Thursday, August 21, 2008

Öhe 26.12.93: Cold Sea Winds and Goose with Red Cabbage

Just awakened. Looking out the window at W. and K.’s cottage dining room, where one can see in the distance the little copse giving way to gray, mist-shrouded sea. One can’t see the sea from here, but one feels its presence in the air that’s half breeze, half salt water, in the lushness of grass that’s nonetheless stunted by salt and cold wind, in that vastly alluring presence that any sea is.

And this sea, for me, is more. This area of Germany is called Angleland. It’s where the Angles lived before they invaded England. Somehow, I feel as I’ve felt approaching other places my ancestors lived: that I’ve been here; that my blood belongs here. I want to walk by the sea this morning after we breakfast.

Last night, a Christmas celebration in our honor. We roasted a goose with rosemary, an apple and raising stuffing. With it, knödels and red cabbage.

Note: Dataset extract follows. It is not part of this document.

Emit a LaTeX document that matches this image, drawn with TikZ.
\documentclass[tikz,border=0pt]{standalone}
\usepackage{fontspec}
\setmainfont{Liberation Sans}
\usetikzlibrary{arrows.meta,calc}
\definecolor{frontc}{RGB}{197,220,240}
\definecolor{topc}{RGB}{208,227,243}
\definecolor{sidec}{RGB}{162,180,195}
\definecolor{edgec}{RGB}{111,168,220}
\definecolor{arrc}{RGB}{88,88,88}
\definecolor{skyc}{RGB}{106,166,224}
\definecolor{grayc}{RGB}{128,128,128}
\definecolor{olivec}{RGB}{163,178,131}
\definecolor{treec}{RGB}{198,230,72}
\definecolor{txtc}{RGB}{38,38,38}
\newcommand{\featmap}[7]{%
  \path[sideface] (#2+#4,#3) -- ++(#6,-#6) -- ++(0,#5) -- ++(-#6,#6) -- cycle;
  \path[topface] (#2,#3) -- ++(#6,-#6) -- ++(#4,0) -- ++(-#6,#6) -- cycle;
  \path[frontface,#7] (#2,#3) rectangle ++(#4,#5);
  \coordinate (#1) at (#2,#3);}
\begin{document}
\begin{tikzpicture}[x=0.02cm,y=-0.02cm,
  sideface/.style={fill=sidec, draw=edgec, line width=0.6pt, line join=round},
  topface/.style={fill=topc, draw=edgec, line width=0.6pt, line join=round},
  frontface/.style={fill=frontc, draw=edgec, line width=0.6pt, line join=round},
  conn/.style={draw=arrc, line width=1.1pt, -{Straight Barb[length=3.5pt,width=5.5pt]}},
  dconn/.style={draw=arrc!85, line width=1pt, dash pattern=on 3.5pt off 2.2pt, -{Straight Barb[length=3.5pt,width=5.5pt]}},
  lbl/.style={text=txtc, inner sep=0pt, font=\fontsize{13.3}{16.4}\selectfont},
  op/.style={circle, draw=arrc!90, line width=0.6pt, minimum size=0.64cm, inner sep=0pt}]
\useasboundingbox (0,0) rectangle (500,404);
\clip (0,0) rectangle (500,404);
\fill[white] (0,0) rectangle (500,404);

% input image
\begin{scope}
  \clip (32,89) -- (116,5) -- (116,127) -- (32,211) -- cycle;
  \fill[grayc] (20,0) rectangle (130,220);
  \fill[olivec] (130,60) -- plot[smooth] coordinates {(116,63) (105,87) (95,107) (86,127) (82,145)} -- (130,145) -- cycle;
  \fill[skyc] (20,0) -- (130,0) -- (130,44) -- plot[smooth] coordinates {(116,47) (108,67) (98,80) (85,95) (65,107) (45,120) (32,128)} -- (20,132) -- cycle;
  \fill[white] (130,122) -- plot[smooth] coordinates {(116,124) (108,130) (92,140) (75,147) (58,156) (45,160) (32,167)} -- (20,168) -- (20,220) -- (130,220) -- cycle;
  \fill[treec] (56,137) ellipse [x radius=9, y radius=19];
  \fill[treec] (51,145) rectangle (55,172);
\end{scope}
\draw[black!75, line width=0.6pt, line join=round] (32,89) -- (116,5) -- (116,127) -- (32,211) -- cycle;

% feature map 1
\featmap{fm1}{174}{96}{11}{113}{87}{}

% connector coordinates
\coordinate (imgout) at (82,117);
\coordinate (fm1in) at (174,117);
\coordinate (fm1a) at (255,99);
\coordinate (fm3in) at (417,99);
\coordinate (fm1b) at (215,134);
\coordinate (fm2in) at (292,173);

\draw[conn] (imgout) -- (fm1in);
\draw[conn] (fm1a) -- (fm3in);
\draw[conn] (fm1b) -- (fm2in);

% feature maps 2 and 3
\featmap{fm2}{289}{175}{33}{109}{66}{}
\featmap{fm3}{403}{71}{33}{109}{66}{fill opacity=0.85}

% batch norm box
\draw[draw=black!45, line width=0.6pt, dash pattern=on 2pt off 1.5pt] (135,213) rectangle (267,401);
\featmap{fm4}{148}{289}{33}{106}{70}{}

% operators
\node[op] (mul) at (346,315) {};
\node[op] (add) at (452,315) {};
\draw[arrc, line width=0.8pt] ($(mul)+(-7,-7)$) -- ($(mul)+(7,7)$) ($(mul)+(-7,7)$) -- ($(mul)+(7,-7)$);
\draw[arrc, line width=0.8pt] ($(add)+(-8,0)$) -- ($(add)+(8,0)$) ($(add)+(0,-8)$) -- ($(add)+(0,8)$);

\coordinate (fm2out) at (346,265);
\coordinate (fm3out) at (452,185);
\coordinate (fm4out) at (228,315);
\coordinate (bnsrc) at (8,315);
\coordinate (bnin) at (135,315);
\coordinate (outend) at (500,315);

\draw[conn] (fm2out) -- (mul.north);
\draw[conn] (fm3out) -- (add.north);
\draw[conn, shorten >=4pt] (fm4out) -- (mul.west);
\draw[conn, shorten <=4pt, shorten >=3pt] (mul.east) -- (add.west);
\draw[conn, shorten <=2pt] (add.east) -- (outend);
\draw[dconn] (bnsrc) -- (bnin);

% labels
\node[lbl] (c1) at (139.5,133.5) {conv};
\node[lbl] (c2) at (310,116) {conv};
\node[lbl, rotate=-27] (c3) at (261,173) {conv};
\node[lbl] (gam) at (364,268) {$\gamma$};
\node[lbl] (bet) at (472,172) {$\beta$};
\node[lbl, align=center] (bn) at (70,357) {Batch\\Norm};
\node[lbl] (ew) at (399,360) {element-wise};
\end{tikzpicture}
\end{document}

After we ate—and ate—we had aquavit and more red wine, my fruit cake (which is not a success—too moist), Zimtsterne and other cookies W.’s mother had baked.

Then at around 11, the people who live in the other half of this cottage (constructed, as the whole row was, for farm laborers) came over for more Rotwein. A very nice couple, U. and G. He had lived for two years in Dallas in the early 1960s, and came back to Germany when the Vietnam War broke out. He was attractive, with a boyish bristle of black and gray hair and a rounder, less sculpted face than many Germans have. She had frosted hair pulled back into a mane with hairclips, and was little and vivacious. Steve said later they looked and acted like people who aren’t really German, but who came here from elsewhere. An apt observation.

7 P.M. Drove today into the nearest little village, Maasholm Bad. It’s not much to see, really—or could be seeing it on a Sunday afternoon two days after Christmas is not seeing it at its best.

Walked twice today, too. First time to the Baltic Sea, from which a very fierce, cold wind was blowing. Then after dark—at 4:30 P.M.—into Maasholm to use the telephone.

W. now gone to take K. to Flensburg. She has to go back to work tomorrow, and since it has snowed south of here and the roads are icy, she doesn’t want to drive.